What needs to be done – From the listing below, pull out all lines with "this" in them.

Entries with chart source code
+ + + + + + +
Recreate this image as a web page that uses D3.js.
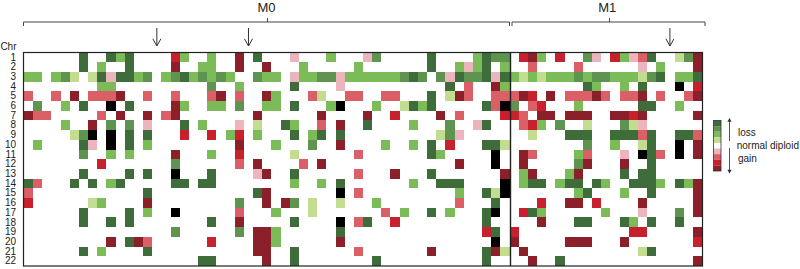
<!DOCTYPE html>
<html>
<head>
<meta charset="utf-8">
<script src="https://cdn.jsdelivr.net/npm/d3@7"></script>
<style>
  html, body { margin: 0; padding: 0; background: #fff; }
  svg { display: block; }
  text { font-family: "Liberation Sans", sans-serif; fill: #222; }
</style>
</head>
<body>
<div id="chart"></div>
<script>
// Data
const chromosomes = d3.range(1, 23).map(String);
const sampleCount = 74;
const m0Count = 53;

// copy number state per cell, "<column><state>", blank cells are normal diploid
const chrCells = [
  '6D 9D 10G 11D 16r 17G 20G 23d 25D 29p 33G 37p 38M 44D 49G 50D 51M 52M 54r 55d 56G 58r 61M 62p 64r 65G 66p 67s 68D 71P 72M 73d',
  '6D 8G 11D 16d 19G 20G 23d 26d 30G 36G 44D 47G 48p 49G 50D 52G 55s 60s 67p 69G 73d',
  '0G 1G 3G 4M 5P 7P 8D 9p 10D 11D 12G 13M 15G 16M 17D 18G 19M 20G 21M 22G 25M 26G 27G 29p 30G 31G 32M 33M 34p 35G 36G 37G 38G 39G 40G 41M 42D 43M 45M 46p 47D 48M 49M 50D 51p 52D 53G 54P 55G 56P 57G 58G 59G 60M 61G 62M 63M 64G 65G 66G 67P 68M 69D 71G 72G 73D',
  '8G 9G 20M 23G 29D 34p 46D 48s 51d 52G 61D 62G 65G 67D 71K 73r',
  '0s 3s 5d 7s 8s 9s 10d 13s 16s 20s 21d 23s 26d 27G 31s 32P 35s 36s 39s 40s 44D 46P 47d 48s 51s 52s 53s 54d 55r 57d 59s 60s 61s 62d 63s 65s 66s 67d 69s 72s 73d',
  '1M 4G 6D 9K 11D 16d 17G 20G 21G 23M 26G 27G 29D 33G 34K 38G 41P 42D 43G 44D 50D 51s 52K 53M 55s 56r 60G 67D 68D 71G',
  '0d 1s 2s 8s 10d 13d 15s 16d 25d 32d 37d 40r 45d 47s 52r 53r 54s 56d 57d 59d 60d 61d 64d 65d 66r 67d 73d',
  '4G 7d 9M 11M 13p 17D 19G 23p 25P 28D 29G 32s 34d 37D 42G 46M 49p 50D 54s 55r 56G 58M 61P 65M 66P 67p',
  '5P 6M 7K 9K 11D 13D 17r 20r 22G 23r 25G 29D 31G 32D 34D 45P 46M 47p 55P 59D 60D 61D 64D 65D 66D 67s 68D 71D 72D 73s',
  '1G 6D 7p 9K 11D 13G 23d 27G 31M 34d 39G 42G 44D 46r 50D 51D 52P 61M 64G 67P 68D 71K 73d',
  '6M 9G 11G 16d 20G 23r 29P 36s 44D 45G 51K 54d 55s 60G 61s 65p 67K 68D 69s 71K 73d',
  '8r 16M 23s 25d 30s 32d 47d 51K 54d 60M 61d 65d 68D',
  '6D 11D 13D 16K 20D 25p 26d 29D 36s 40d 44D 52d 54G 55d 59G 60d 65D 67D 68D',
  '0D 1s 5D 7D 9G 10D 16D 17D 19D 20D 29G 32G 34D 42G 45D 46D 47D 52K 54G 55D 56D 58G 59D 60D 62D 63G 66D 67D 68D 69G 71D 72G 73d',
  '0s 13D 25D 26d 34K 36s 47G 50D 51P 52K 60G 61D 65G 68D 73d',
  '0r 7P 8G 13d 23M 26d 28d 29M 31P 34P 38G 47s 51D 56r 59d 60d 62r 67d 73d',
  '6D 11D 13G 16K 23s 27G 31P 39s 41G 44D 46G 50D 51K 54r 55D 56G 63G 67p 71M 73d',
  '6D 9D 11D 20D 23d 29D 34K 36s 37D 40r 50D 56d 60D 61D 65D 66G 68D 71D',
  '16M 23M 25d 26d 27G 34D 50r 51D 53r 66r 67r 73d',
  '9d 11D 12d 13s 20r 25d 26d 27G 34d 51K 53d 59d 60d 61d 65d 73r',
  '6D 8G 13D 25d 26d 29D 36s 44d 50D 51d 52P 54d 67P 68D',
  '19D 20D 26d 29D 38D 50D 55d 58D 73d'
];

const states = ['D', 'M', 'G', 'P', 'W', 'p', 's', 'r', 'd', 'K'];
const stateColors = ['#3f6c3b', '#5f9450', '#7bbb58', '#c2dc90', '#ffffff', '#ecb4bc', '#db5f66', '#c8202c', '#8b1f2a', '#000000'];
const legendStates = ['D', 'M', 'G', 'P', 'W', 'p', 's', 'r', 'd'];
const legendLabels = ['loss', 'normal diploid', 'gain'];
const groups = [{name: 'M0', from: 0, to: m0Count}, {name: 'M1', from: m0Count, to: sampleCount}];
const arrowSamples = [14.5, 24.5, 70.5];

// Setup
const w = 800, h = 269;
const margin = {left: 24, right: 702, top: 52.5, bottom: 266};

const x = d3.scaleLinear().domain([0, sampleCount]).range([margin.left, margin.right]);
const y = d3.scaleBand().domain(chromosomes).range([margin.top, margin.bottom]);
const color = d3.scaleOrdinal(states, stateColors);

const svg = d3.select('#chart')
              .append('svg')
              .attr('width', w)
              .attr('height', h);

const defs = svg.append('defs');
defs.append('marker')
    .attr('id', 'head')
    .attr('viewBox', '0 0 10 10')
    .attr('refX', 9)
    .attr('refY', 5)
    .attr('markerWidth', 9)
    .attr('markerHeight', 9)
    .attr('markerUnits', 'userSpaceOnUse')
    .attr('orient', 'auto')
    .append('path')
    .attr('d', 'M1,0.5L9,5L1,9.5')
    .attr('fill', 'none')
    .attr('stroke', '#333')
    .attr('stroke-width', 1.1);

// Munge the cell strings
const cells = chrCells.flatMap((row, i) => row.split(' ').map(token => ({
  chr: chromosomes[i],
  sample: parseInt(token, 10),
  state: token.slice(-1),
})));

// Cells
svg.append('g')
   .selectAll('rect')
   .data(cells)
   .enter()
   .append('rect')
   .attr('x', d => x(d.sample))
   .attr('y', d => y(d.chr))
   .attr('width', x(1) - x(0))
   .attr('height', y.bandwidth())
   .attr('fill', d => color(d.state))
   .attr('shape-rendering', 'crispEdges');

// Frame and the M0/M1 divider
svg.append('rect')
   .attr('x', margin.left - 0.5)
   .attr('y', margin.top)
   .attr('width', margin.right - margin.left + 1)
   .attr('height', margin.bottom - margin.top)
   .attr('fill', 'none')
   .attr('stroke', '#222')
   .attr('stroke-width', 1.2);

svg.append('line')
   .attr('x1', 510.5)
   .attr('x2', 510.5)
   .attr('y1', margin.top)
   .attr('y2', margin.bottom)
   .attr('stroke', '#222')
   .attr('stroke-width', 1.4);

// Chromosome labels
const yAxis = svg.append('g')
   .attr('transform', `translate(${margin.left - 1},0)`)
   .call(d3.axisLeft(y).tickSize(0).tickPadding(7));
yAxis.select('.domain').remove();
yAxis.selectAll('text').style('font-size', '10px').style('font-family', '"Liberation Sans", sans-serif').attr('fill', '#222');

svg.append('text')
   .attr('x', 16.5)
   .attr('y', 49.5)
   .attr('text-anchor', 'end')
   .style('font-size', '10px')
   .text('Chr');

// Group brackets
const bracketX = d3.scaleLinear().domain([0, m0Count, sampleCount]).range([23.5, 509.5, 705]);
const bracket = svg.selectAll('.bracket')
   .data(groups)
   .enter()
   .append('g')
   .attr('class', 'bracket');

bracket.append('path')
   .attr('fill', 'none')
   .attr('stroke', '#444')
   .attr('stroke-width', 1)
   .attr('d', d => {
     const x0 = bracketX(d.from) + (d.from ? 2.5 : 0);
     const x1 = bracketX(d.to);
     const mid = Math.round((x0 + x1) / 2) + 0.5;
     return `M${x0},26V22H${x1}V26M${mid},22V18`;
   });

bracket.append('text')
   .attr('x', d => (bracketX(d.from) + bracketX(d.to)) / 2)
   .attr('y', 12)
   .attr('text-anchor', 'middle')
   .style('font-size', '13px')
   .text(d => d.name);

// Arrows over the picked samples
svg.selectAll('.pick')
   .data(arrowSamples)
   .enter()
   .append('line')
   .attr('class', 'pick')
   .attr('x1', d => x(d))
   .attr('x2', d => x(d))
   .attr('y1', 28)
   .attr('y2', 46)
   .attr('stroke', '#333')
   .attr('stroke-width', 1)
   .attr('marker-end', 'url(#head)');

// Legend
const legendY = d3.scaleBand().domain(legendStates).range([120.5, 171]);

svg.append('g')
   .selectAll('rect')
   .data(legendStates)
   .enter()
   .append('rect')
   .attr('x', 713.5)
   .attr('y', d => legendY(d))
   .attr('width', 7.5)
   .attr('height', legendY.bandwidth())
   .attr('fill', d => color(d));

svg.append('rect')
   .attr('x', 713.5)
   .attr('y', 120.5)
   .attr('width', 7.5)
   .attr('height', 50.5)
   .attr('fill', 'none')
   .attr('stroke', '#333')
   .attr('stroke-width', 0.8);

[[141, 120.5], [148, 171]].forEach(([from, to]) => {
  svg.append('line')
     .attr('x1', 729.5)
     .attr('x2', 729.5)
     .attr('y1', from)
     .attr('y2', to)
     .attr('stroke', '#555')
     .attr('stroke-width', 1);
  svg.append('path')
     .attr('d', d3.symbol(d3.symbolTriangle, 8)())
     .attr('transform', `translate(729.5,${to}) rotate(${to < from ? 0 : 180})`)
     .attr('fill', '#333');
});

svg.selectAll('.legend-label')
   .data(legendLabels)
   .enter()
   .append('text')
   .attr('class', 'legend-label')
   .attr('x', (d, i) => i === 1 ? 736.7 : 738)
   .attr('y', (d, i) => 135.5 + i * 13)
   .style('font-size', '10px')
   .text(d => d);
</script>
</body>
</html>
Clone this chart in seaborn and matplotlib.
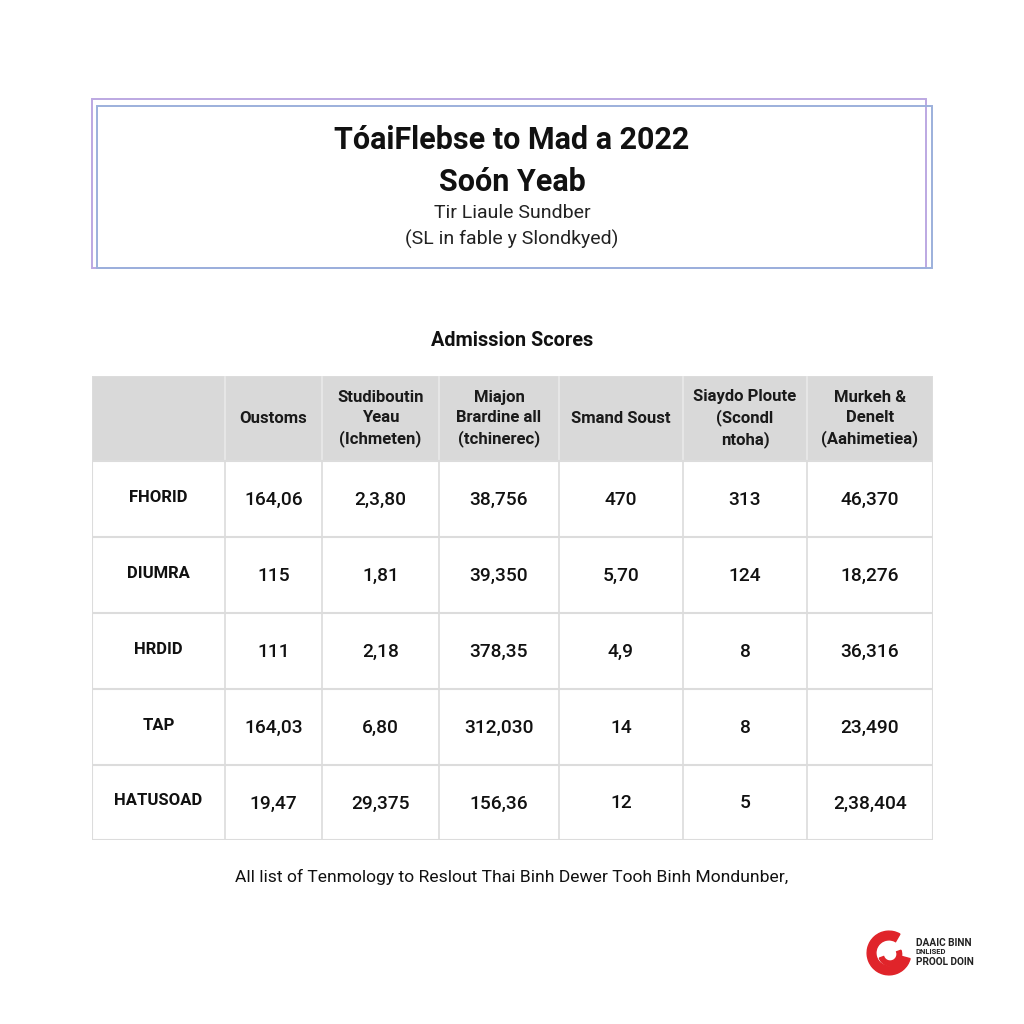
"""Admission score table redrawn as a seaborn heatmap background with text cells."""

import matplotlib

matplotlib.use("Agg")
import matplotlib.pyplot as plt
import numpy as np
import seaborn as sns
from matplotlib.colors import ListedColormap
from matplotlib.patches import Rectangle, Wedge

# --- data ---
title_lines = ["TóaiFlebse to Mad a 2022", "Soón Yeab"]
subtitle_lines = ["Tir Liaule Sundber", "(SL in fable y Slondkyed)"]
table_title = "Admission Scores"
footer = "All list of Tenmology to Reslout Thai Binh Dewer Tooh Binh Mondunber,"

columns = [
    "",
    "Oustoms",
    "Studiboutin\nYeau\n(Ichmeten)",
    "Miajon\nBrardine all\n(tchinerec)",
    "Smand Soust",
    "Siaydo Ploute\n(Scondl\nntoha)",
    "Murkeh &\nDenelt\n(Aahimetiea)",
]
rows = ["FHORID", "DIUMRA", "HRDID", "TAP", "HATUSOAD"]
oustoms = ["164,06", "115", "111", "164,03", "19,47"]
studiboutin = ["2,3,80", "1,81", "2,18", "6,80", "29,375"]
miajon = ["38,756", "39,350", "378,35", "312,030", "156,36"]
smand = ["470", "5,70", "4,9", "14", "12"]
siaydo = ["313", "124", "8", "8", "5"]
murkeh = ["46,370", "18,276", "36,316", "23,490", "2,38,404"]

# column widths / row heights in pixels of the reference
col_w = [133, 97, 117, 120, 124, 124, 126]
row_h = [85, 76, 76, 76, 76, 75]

W = H = 1024
sns.set_theme(style="white")
plt.rcParams["font.family"] = ["Roboto", "DejaVu Sans"]

fig = plt.figure(figsize=(W / 100, H / 100), dpi=100)
fig.patch.set_facecolor("white")


def fx(x):
    return x / W


def fy(y):
    return 1 - y / H


# --- title box ---
fig.patches.append(Rectangle((fx(92), fy(268)), fx(926) - fx(92), fy(99) - fy(268),
                             transform=fig.transFigure, fill=False, ec="#bca8e2", lw=1.4))
fig.patches.append(Rectangle((fx(97), fy(268)), fx(932) - fx(97), fy(106) - fy(268),
                             transform=fig.transFigure, fill=False, ec="#9cb0dc", lw=1.4))
fig.text(0.5, fy(140), title_lines[0], ha="center", va="center", fontsize=22, weight="bold", color="#111")
fig.text(0.5, fy(182), title_lines[1], ha="center", va="center", fontsize=22, weight="bold", color="#111")
fig.text(0.5, fy(213), subtitle_lines[0], ha="center", va="center", fontsize=14, color="#222")
fig.text(0.5, fy(239), subtitle_lines[1], ha="center", va="center", fontsize=14, color="#222")

fig.text(0.5, fy(340), table_title, ha="center", va="center", fontsize=14.3, weight="bold", color="#111")

# --- table as heatmap ---
x0, x1, y0, y1 = 92, 933, 376, 840
ax = fig.add_axes([fx(x0), fy(y1), fx(x1) - fx(x0), fy(y0) - fy(y1)])
kind = np.zeros((len(row_h), len(col_w)))
kind[0, :] = 1  # header row
grid = np.repeat(np.repeat(kind, row_h, axis=0), col_w, axis=1)
sns.heatmap(grid, ax=ax, cmap=ListedColormap(["white", "#d9d9d9"]), cbar=False,
            xticklabels=False, yticklabels=False, rasterized=True)

xe = np.concatenate([[0], np.cumsum(col_w)])
ye = np.concatenate([[0], np.cumsum(row_h)])
xc = (xe[:-1] + xe[1:]) / 2
yc = (ye[:-1] + ye[1:]) / 2

for x in xe[1:-1]:
    ax.plot([x, x], [0, ye[1]], color="#e9e9e9", lw=1.2)
    ax.plot([x, x], [ye[1], ye[-1]], color="#dcdcdc", lw=1.2)
for y in ye[1:-1]:
    ax.plot([0, xe[-1]], [y, y], color="#dcdcdc", lw=1.5)
ax.add_patch(Rectangle((0, 0), xe[-1], ye[-1], fill=False, ec="#dcdcdc", lw=1.5))
ax.set_xlim(0, xe[-1])
ax.set_ylim(ye[-1], 0)
for s in ax.spines.values():
    s.set_visible(False)

for j, name in enumerate(columns):
    ax.text(xc[j], yc[0], name, ha="center", va="center", fontsize=12, weight="bold",
            color="#1a1a1a", linespacing=1.38)

body = [oustoms, studiboutin, miajon, smand, siaydo, murkeh]
for i, r in enumerate(rows):
    ax.text(xc[0], yc[i + 1] - 2, r, ha="center", va="center", fontsize=12, weight="bold", color="#111")
    for j, col in enumerate(body):
        ax.text(xc[j + 1], yc[i + 1] + 1, col[i], ha="center", va="center", fontsize=13.8,
                weight="medium", color="#111")

fig.text(0.5, fy(877), footer, ha="center", va="center", fontsize=12.6, color="#111")

# --- logo ---
lax = fig.add_axes([fx(866), fy(976), fx(912) - fx(866), fy(930) - fy(976)])
lax.set_xlim(-1, 1)
lax.set_ylim(-1, 1)
lax.set_aspect("equal")
lax.axis("off")
lax.add_patch(Wedge((0, 0), 0.95, 60, 345, width=0.38, color="#e0242a"))
lax.add_patch(Wedge((0.05, -0.05), 0.5, 200, 20, width=0.2, color="#e0242a"))
fig.text(fx(916), fy(943), "DAAIC BINN", fontsize=7.3, weight="bold", color="#222", va="center")
fig.text(fx(916), fy(952), "DNLISED", fontsize=5.5, weight="bold", color="#222", va="center")
fig.text(fx(916), fy(962), "PROOL DOIN", fontsize=7.3, weight="bold", color="#222", va="center")

fig.savefig("out.png", dpi=100, facecolor="white")
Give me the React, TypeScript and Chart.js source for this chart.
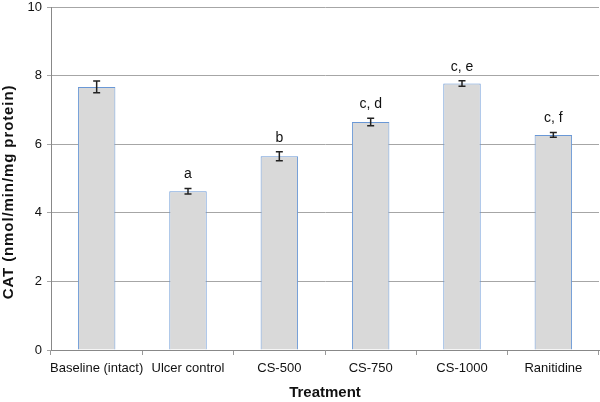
+ + + + + + +
Exercise output –
Recreate this image as a web page that uses D3.js.
Clone this chart in seaborn and matplotlib.
Give me the React, TypeScript and Chart.js source for this chart.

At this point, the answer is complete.